Für Odell das passende Pflaster. Nicht nur, dass er mit neuen Songs durch die heimischen Clubs tingelte. Demütigend, aber lehrreich war das, erinnert er sich heute. „Ich habe gelernt zu performen und welche Lieder gut ankommen.“
Auch erweiterte Odell in Brighton seinen musikalischen Horizont. David Bowie, James Blake, Beach House, Arcade Fire und Cat Power lagen jetzt direkt neben seinen alten Weggefährten von Elton John über Billy Joel bis zu Randy Newman. Seine eigene Musik indes ist stets — mal mehr, mal weniger — klassischer Piano-Pop mit großen Gesten.
Der an manchen Stellen bemühte Vergleich mit dem legendären Jeff Buckley ist eine ganze Ecke zu hoch gegriffen. Odell macht keine so intensiv-berührende Indie-Musik wie Buckley, sondern guten, handgemachten Pop. Der ist mal bis auf wenige getupfte Klavieranschläge reduziert, mal verliert er sich in Opulenz, wenn sich Schlagzeug, Gitarre und Chor dazugesellen. Gemein haben alle Lieder — im Gegensatz zu Buggs euphorischen Rocksongs — ein Standardmaß an Melancholie.
Mit Frauen hat Odell es bisher nie länger als sechs Monate ausgehalten. Daraus zieht er die Inspiration für seine Lieder. Die Texte handeln meist von (gescheitertem) Zwischenmenschlichem. Heraus kommen teilweise schöne Bilder, wie das Bemühen um eine auslaufende Liebe: „I brought you daffodils in a pretty string/ But they won’t flower like they did last spring“ („Ich brachte dir Narzissen in einer hübschen Schleife/Doch sie werden nicht blühen, wie sie es im vergangenen Frühling taten“). Die Grenze zwischen Romantik und Kitsch ist fließend. Ebenso die zwischen Weisheit und Plattitüde.

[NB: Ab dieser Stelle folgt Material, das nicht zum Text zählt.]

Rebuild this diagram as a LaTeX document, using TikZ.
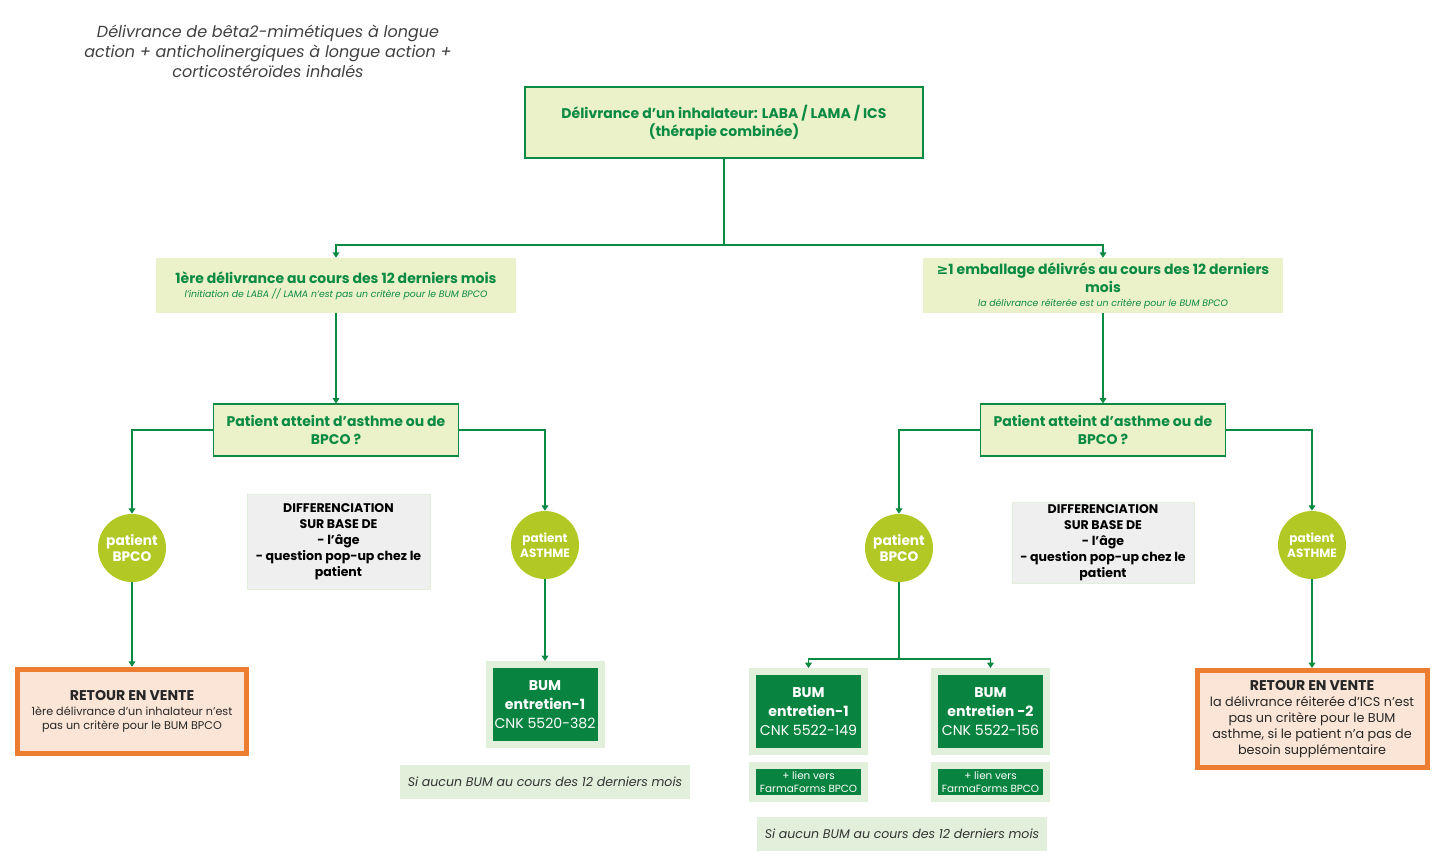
\documentclass[tikz,border=0pt]{standalone}
\usepackage{fontspec}
\setmainfont{Poppins}
\newfontfamily\symfont{DejaVu Sans}
\usetikzlibrary{arrows.meta}
\usetikzlibrary{positioning}
\definecolor{dgreen}{HTML}{0A8A43}
\definecolor{paleyellow}{HTML}{EBF1C9}
\definecolor{lime}{HTML}{B2C925}
\definecolor{lightgreen}{HTML}{E2EFDA}
\definecolor{greybox}{HTML}{EFEFEF}
\definecolor{retourorange}{HTML}{ED7D31}
\definecolor{retourfill}{HTML}{FBE5D6}
\definecolor{titlegrey}{HTML}{404040}
\tikzset{my arrow/.style={-{Triangle[width=5pt,length=4pt]}, line width=0.8pt, dgreen}}
\tikzset{my line/.style={line width=0.8pt, dgreen}}
\tikzstyle{decision} = [rectangle, draw=dgreen, line width=0.8pt, fill=paleyellow, text=dgreen, align=center, inner sep=0pt, font=\bfseries\fontsize{10.5}{13.5}\selectfont]
\tikzstyle{period} = [rectangle, fill=paleyellow, text=dgreen, align=center, inner sep=0pt, minimum width=270pt, font=\bfseries\fontsize{10.5}{13.5}\selectfont]
\tikzstyle{patient} = [circle, fill=lime, text=white, minimum size=51pt, inner sep=0pt, align=center, font=\bfseries\fontsize{10.3}{12}\selectfont]
\tikzstyle{diff} = [rectangle, draw=lightgreen, fill=greybox, align=center, inner sep=0pt, font=\bfseries\fontsize{9.4}{12}\selectfont]
\tikzstyle{retour} = [rectangle, draw=retourorange, line width=3.75pt, fill=retourfill, align=center, inner sep=0pt, text=black!85]
\tikzstyle{bum} = [rectangle, draw=lightgreen, line width=5.25pt, fill=dgreen!95!black, text=white, align=center, minimum width=84pt, inner sep=0pt]
\tikzstyle{note} = [rectangle, fill=lightgreen, text=black!80, minimum width=217.5pt, minimum height=25.5pt, font=\itshape\fontsize{9.4}{10}\selectfont]

\begin{document}
\begin{tikzpicture}[x=0.75pt, y=-0.75pt]
	\useasboundingbox (0,0) rectangle (1446,858);
	\node [text=titlegrey, align=center, font=\itshape\fontsize{12}{15}\selectfont] (title) at (268,51) {Délivrance de bêta2-mimétiques à longue\\action + anticholinergiques à longue action +\\corticostéroïdes inhalés};

	\node [decision, minimum width=298.5pt, minimum height=53.25pt] (inhal) at (724,122.5) {Délivrance d'un inhalateur: LABA / LAMA / ICS\\(thérapie combinée)};

	\node [period, minimum height=41.25pt] (first) at (336,285.5) {1ère délivrance au cours des 12 derniers mois\\[-3pt]{\mdseries\itshape\fontsize{7}{8}\selectfont l'initiation de LABA // LAMA n'est pas un critère pour le BUM BPCO}};
	\node [period, minimum height=41.25pt] (repeat) at (1103,285.5) {{\symfont ≥}1 emballage délivrés au cours des 12 derniers\\mois\\[-3pt]{\mdseries\itshape\fontsize{7}{8}\selectfont la délivrance réiterée est un critère pour le BUM BPCO}};

	\node [decision, minimum width=183.75pt, minimum height=39pt] (questL) at (336,430) {Patient atteint d'asthme ou de\\BPCO ?};
	\node [decision, minimum width=183.75pt, minimum height=39pt] (questR) at (1103,430) {Patient atteint d'asthme ou de\\BPCO ?};

	\node [patient] (bpcoL) at (132,548) {patient\\BPCO};
	\node [patient, font=\bfseries\fontsize{9}{11}\selectfont] (asthmeL) at (545,545) {patient\\ASTHME};
	\node [patient] (bpcoR) at (899,548) {patient\\BPCO};
	\node [patient, font=\bfseries\fontsize{9}{11}\selectfont] (asthmeR) at (1312,545) {patient\\ASTHME};

	\node [diff, minimum width=137.25pt, minimum height=71.25pt] (diffL) at (338.5,541.5) {DIFFERENCIATION\\SUR BASE DE\\- l'âge\\- question pop-up chez le\\patient};
	\node [diff, minimum width=136.5pt, minimum height=60.75pt] (diffR) at (1103,542.5) {DIFFERENCIATION\\SUR BASE DE\\- l'âge\\- question pop-up chez le\\patient};

	\node [retour, minimum width=171.75pt, minimum height=63.4pt, font=\fontsize{8.4}{11}\selectfont] (retourL) at (132,711.5) {{\bfseries\fontsize{10.6}{11}\selectfont RETOUR EN VENTE}\\1ère délivrance d'un inhalateur n'est\\pas un critère pour le BUM BPCO};
	\node [retour, minimum width=172.5pt, minimum height=72.75pt, font=\fontsize{9.6}{12}\selectfont] (retourR) at (1312,719) {{\bfseries\fontsize{10.6}{12}\selectfont RETOUR EN VENTE}\\la délivrance réiterée d'ICS n'est\\pas un critère pour le BUM\\asthme, si le patient n'a pas de\\besoin supplémentaire};

	\node [bum, minimum height=60pt, font=\fontsize{10.6}{14}\selectfont] (bumL) at (545,704.5) {\bfseries BUM\\\bfseries entretien-1\\CNK 5520-382};
	\node [bum, minimum height=60pt, font=\fontsize{10.6}{14}\selectfont] (bumR1) at (808.5,711.5) {\bfseries BUM\\\bfseries entretien-1\\CNK 5522-149};
	\node [bum, minimum height=60pt, font=\fontsize{10.6}{14}\selectfont] (bumR2) at (990.5,711.5) {\bfseries BUM\\\bfseries entretien -2\\CNK 5522-156};
	\node [bum, minimum height=24.75pt, font=\fontsize{7.8}{9.6}\selectfont] (linkR1) at (808.5,782) {+ lien vers\\FarmaForms BPCO};
	\node [bum, minimum height=24.75pt, font=\fontsize{7.8}{9.6}\selectfont] (linkR2) at (990.5,782) {+ lien vers\\FarmaForms BPCO};

	\node [note] (noteL) at (545,782) {Si aucun BUM au cours des 12 derniers mois};
	\node [note] (noteR) at (902,834) {Si aucun BUM au cours des 12 derniers mois};

	\coordinate (split) at (724,245);
	\coordinate (splitR) at (899,659);

	\draw [my line]  (inhal.south)  -- (split);
	\draw [my arrow] (split)        -| (first.north);
	\draw [my arrow] (split)        -| (repeat.north);
	\draw [my arrow] (first.south)  -- (questL.north);
	\draw [my arrow] (repeat.south) -- (questR.north);
	\draw [my arrow] (questL.west)  -| (bpcoL.north);
	\draw [my arrow] (questL.east)  -| (asthmeL.north);
	\draw [my arrow] (questR.west)  -| (bpcoR.north);
	\draw [my arrow] (questR.east)  -| (asthmeR.north);
	\draw [my arrow] (bpcoL.south)  -- (retourL.north);
	\draw [my arrow] (asthmeL.south) -- (bumL.north);
	\draw [my arrow] (asthmeR.south) -- (retourR.north);
	\draw [my line]  (bpcoR.south)  -- (splitR);
	\draw [my arrow] (splitR)       -| (bumR1.north);
	\draw [my arrow] (splitR)       -| (bumR2.north);
\end{tikzpicture}
\end{document}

Auf Tour waren Tom Odell und Jake Bugg übrigens auch schon gemeinsam. Am 13. Juli stehen sie hintereinander auf der Bühne des British Summer Time-Festival im Londoner Hyde Park — direkt vor den Rolling Stones. Mögen seine Beziehungen auch scheitern: Mit seinem Album „Long Way Down“ geht es steil bergauf für den 22-Jährigen.